Let me begin by asserting that our soils are a tremendous source of enchantment.
My Dictionary of Geologic Terms (American Geologic Institute) defines soil as: earth material which has been so modified & acted upon by physical, chemical & biological agents that it will support rooted life. Curious that "rooted-life" is the true metric. And from the Soil Science Society of America: the unconsolidated mineral or organic material on the immediate surface of the earth that serves as a natural medium for the growth of land plants. Gee, why are we being so root-centric? R.J. Huggett's Geoecology comes with this suggestion: soil is rock that has encountered the ecosphere. Certainly more inclusive. But why not just this: Soil is where ever organisms live & die in or upon earth material. The tree-pit in the union of trunk & limb that helps to flourishes the orchid; the lichen on rock face or fence rail
& even lithotropes (stone-supping bacteria) 100 meters deep. In this sense dirt's key feature is indeed the support of the living (& the fertility of the dead), but not for the importance of plant life alone.
As for the notion of "ecosphere" & its cousin the "biosphere" take your pick. Either essentially means: the vivid presence of Life upon a planet ruled by a benevolent Sun. The former wishes to draw one's attention to the concrescence of biosphere, geosphere & heliosphere; whereas the latter emphasizes the touch-stone of Life as the necessary spark to ignite the animating blaze of the many "ecosystems" that illuminate this Earth.

Since there is evidence of a subterranean microbial biosphere beneath our feet (kilometers deep!), the celebrated diversity of our planet's surface must make room at the table for those communities in the Earth's crust--- and perhaps as forbidding a place as the Earth's "mantle" as well. Temperature & not
depth appears to be the primary limiting factor, and since there are areas of penetration among the large geologic layers--- archipelagos of crust sweeping out into plasticities of mantle, and in turn island chains of mantle bubbling up in the hot & solid core--- Life may have migrated near to the center of it all! What brave new worlds the disciples of island biogeography have before them!
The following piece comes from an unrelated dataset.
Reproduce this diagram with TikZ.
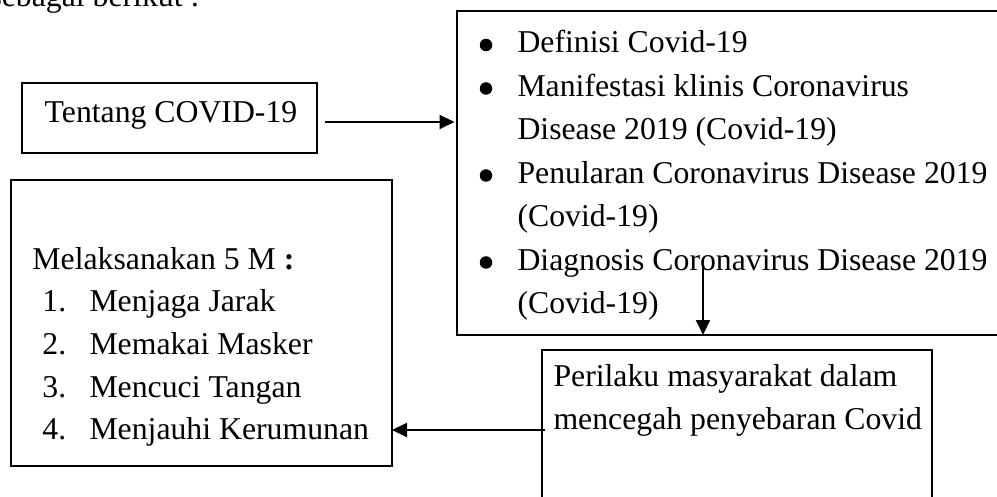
\documentclass[tikz,border=0pt]{standalone}
\usepackage{fontspec}
\setmainfont{Liberation Serif}
\usetikzlibrary{arrows.meta}
\begin{document}
\begin{tikzpicture}[x=0.4pt,y=-0.4pt,
  box/.style={draw, line width=0.9pt, inner sep=0pt, outer sep=0pt, anchor=north west},
  txt/.style={anchor=base west, inner sep=0pt, font=\fontsize{12.7}{17.4}\selectfont},
  bul/.style={circle, fill, inner sep=0pt, minimum size=5pt},
  conn/.style={line width=0.8pt, -{Triangle[length=6pt,width=5.6pt]}}]
\useasboundingbox (0,0) rectangle (997,497);
\clip (0,0) rectangle (997,497);
% intro text (cut off at top)
\node[txt] (intro) at (-11,7) {sebagai berikut :};
% boxes
\node[box, minimum width=118pt, minimum height=28pt] (tbox) at (22,83) {};
\node[box, minimum width=221.2pt, minimum height=129.6pt] (rbox) at (457,11) {};
\node[box, minimum width=152.4pt, minimum height=114.4pt] (lbox) at (11,180) {};
\node[box, minimum width=156pt, minimum height=80pt] (bbox) at (542,350) {};
% texts
\node[txt, anchor=base] (ttxt) at (171,123) {Tentang COVID-19};
\node[bul] (b1) at (486,45) {};
\node[txt] (r1) at (517,53) {Definisi Covid-19};
\node[bul] (b2) at (486,88.5) {};
\node[txt] (r2) at (517,96.5) {Manifestasi klinis Coronavirus};
\node[txt] (r3) at (517,140) {Disease 2019 (Covid-19)};
\node[bul] (b3) at (486,175.5) {};
\node[txt] (r4) at (517,183.5) {Penularan Coronavirus Disease 2019};
\node[txt] (r5) at (517,227) {(Covid-19)};
\node[bul] (b4) at (486,262.5) {};
\node[txt] (r6) at (517,270.5) {Diagnosis Coronavirus Disease 2019};
\node[txt] (r7) at (517,314) {(Covid-19)};
\node[txt] (lh) at (32,270) {Melaksanakan 5 M \textbf{:}};
\node[txt] (n1) at (42,312) {1.};
\node[txt] (l1) at (89,312) {Menjaga Jarak};
\node[txt] (n2) at (42,354.5) {2.};
\node[txt] (l2) at (89,354.5) {Memakai Masker};
\node[txt] (n3) at (42,397.5) {3.};
\node[txt] (l3) at (89,397.5) {Mencuci Tangan};
\node[txt] (n4) at (42,440) {4.};
\node[txt] (l4) at (89,440) {Menjauhi Kerumunan};
\node[txt] (p1) at (553,387) {Perilaku masyarakat dalam};
\node[txt] (p2) at (553,430) {mencegah penyebaran Covid};
% connectors
\coordinate (a1s) at (325,122);
\coordinate (a2s) at (703,262);
\coordinate (a3s) at (545,430);
\draw[conn] (a1s) -- ([xshift=-1pt]rbox.west |- a1s);
\draw[conn] (a2s) -- (a2s |- rbox.south);
\draw[conn] (a3s) -- (a3s -| lbox.east);
\end{tikzpicture}
\end{document}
With emphasis upon the ubiquity & immensity of microbial life, a revised taxonomy has been proffered. The "Kingdoms" of Plant, Animal & Fungi are now just three modest branchlets upon the bough of Eukarya, (taxonomists, like soil scientists are still pretty must "plant-centric"--- it really shouldn't be a "bush" but rather a complex of "land-forms" a geologist might study--- then would they be forced to account for the great endeavors of Death; all the shedding of Life that contributes to the selection of canonical DNA). The other two boughs, Bacteria & Archaea, emerging from a matrix of mysterious roots not even studied speculation has done much to identify---perhaps one day scientific inquiry will settle upon the truth that it is the earth itself. No one can say how useful such a scheme shall be in a hundred years, but I imagine that revisions will only continue to reduce the biological importance of multicellular organisms even as "microbes" rise in ascendancy.
With this rise will come a revolution in how we identify & define Life here on this third planet from the sun as well our "dead sibling" the moon and many more of the tribe in our heliosphere and those of a considerable, nay, infinite other.
With time will come a further parring--- but such a whittling as to reveal in the last fine grains the urancestor that began it all?